Housing report - housing affordability drops again

7 November 2002

Housing affordability drops again – driven by ongoing hikes in property values

Another quarter of strong house price growth – up 6.6 per cent - has seen housing affordability fall for the fourth consecutive quarter.

According to the latest Commonwealth Bank/Housing Industry Association Housing Report released today, housing affordability for first home buyers fell by 5 per cent in the quarter to September 2002 and more than 17.5 per cent against the previous year, even after taking into account the availability of the $7,000 first home owners grant.

Sydney continues to be the least affordable city in Australia, followed by Melbourne, Brisbane, Perth and Adelaide. Surprisingly, the greatest decline in affordability experienced over the quarter was the nation’s most affordable city, Hobart.

The continuing decrease in affordability was experienced despite modest increases to average household incomes and interest rates remaining on hold over the quarter.

"Low interest rates explain most of the rising house price story, but a further influence is the $34 billion worth of home improvement activity carried out on housing stock over the past two years," according to Ruth Morschel, HIA’s Executive Director of Public Affairs and Policy.

Lyndell Fraser, General Manager, Mortgage Wealth at the Commonwealth Bank, added: "The past 12 - 18 months has seen a real shift away from people investing in the share market to re-investing in their homes, with over 20 per cent of our customer base accessing the equity in their home for renovations. Our research also shows that around half of our customers intend to renovate in the next 18 months. In addition to low interest rates, this is having a major impact on property values."

The average first homebuyer household now needs 21.9 per cent of their income to meet the monthly repayments on a median priced home. This proportion has been edging up steadily over the year, but remains well down on the difficult times of the late eighties and early nineties, where buyers needed closer to 30 per cent of their income.

Ms Fraser said, "While property prices have continued to increase, people should avoid excessive optimism about the property boom continuing at these levels and steer clear of over-committing themselves getting into the property market.

"Home owners should follow a sound regime in their home loan repayments and make allowances for change, ensuring they are well-buffered against potential stabilising of the property market, as well as changes in interest rates or personal circumstances."

According to Ms Morschel, "The key driver of declining affordability at present is a lack of adequate land.

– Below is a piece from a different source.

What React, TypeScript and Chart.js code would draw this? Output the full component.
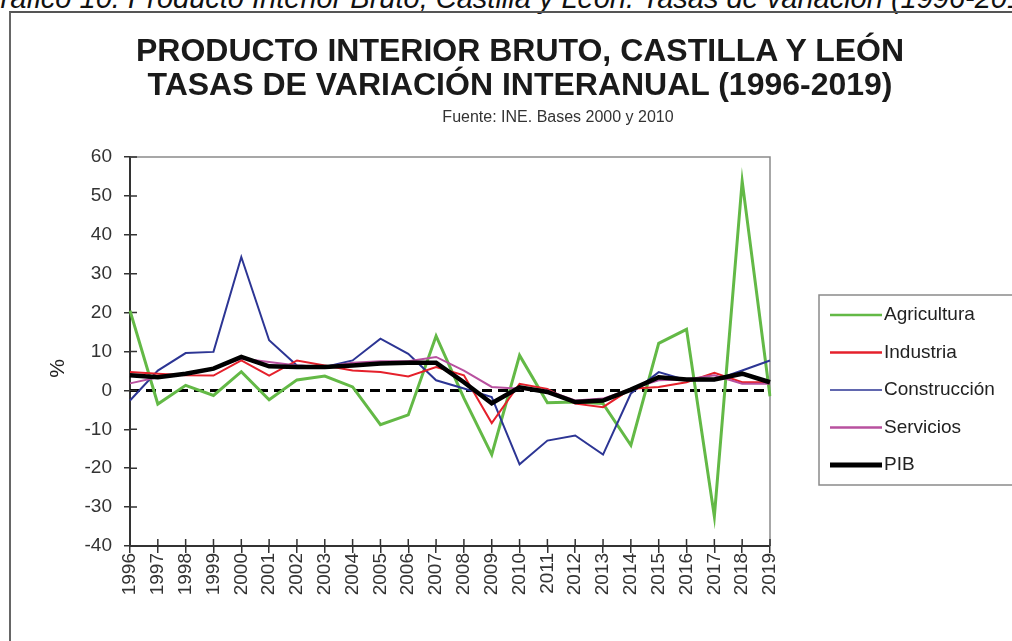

Building costs have been kept under control for the past 18 months but the shortage of serviced land and the accompanying land price hikes have put even the most modest homes out of reach of many low income families."

"There is no single solution to improving housing affordability. HIA welcomes research into new financial initiatives, but these need to work hand in hand with more fundamental reforms that focus on stamp duty, regulatory costs and land release," Ms Morschel said.

The September quarter Affordability Index shows that the loan repayment needed to service a typical first home mortgage rose by $83 per month to $1,328, absorbing 21.9 per cent of average household income. This compares to 20.8 per cent in the June quarter of 2002 and 18.1 per cent in the September quarter 2001.

The Commonwealth Bank/Housing Industry Association Housing Report is one of Australia’s leading indicators on the relative price of housing, issued each quarter since December 1984. The report uses lending data from the Commonwealth Bank - Australia’s largest home lender, with more than 1.1 million home loan customers.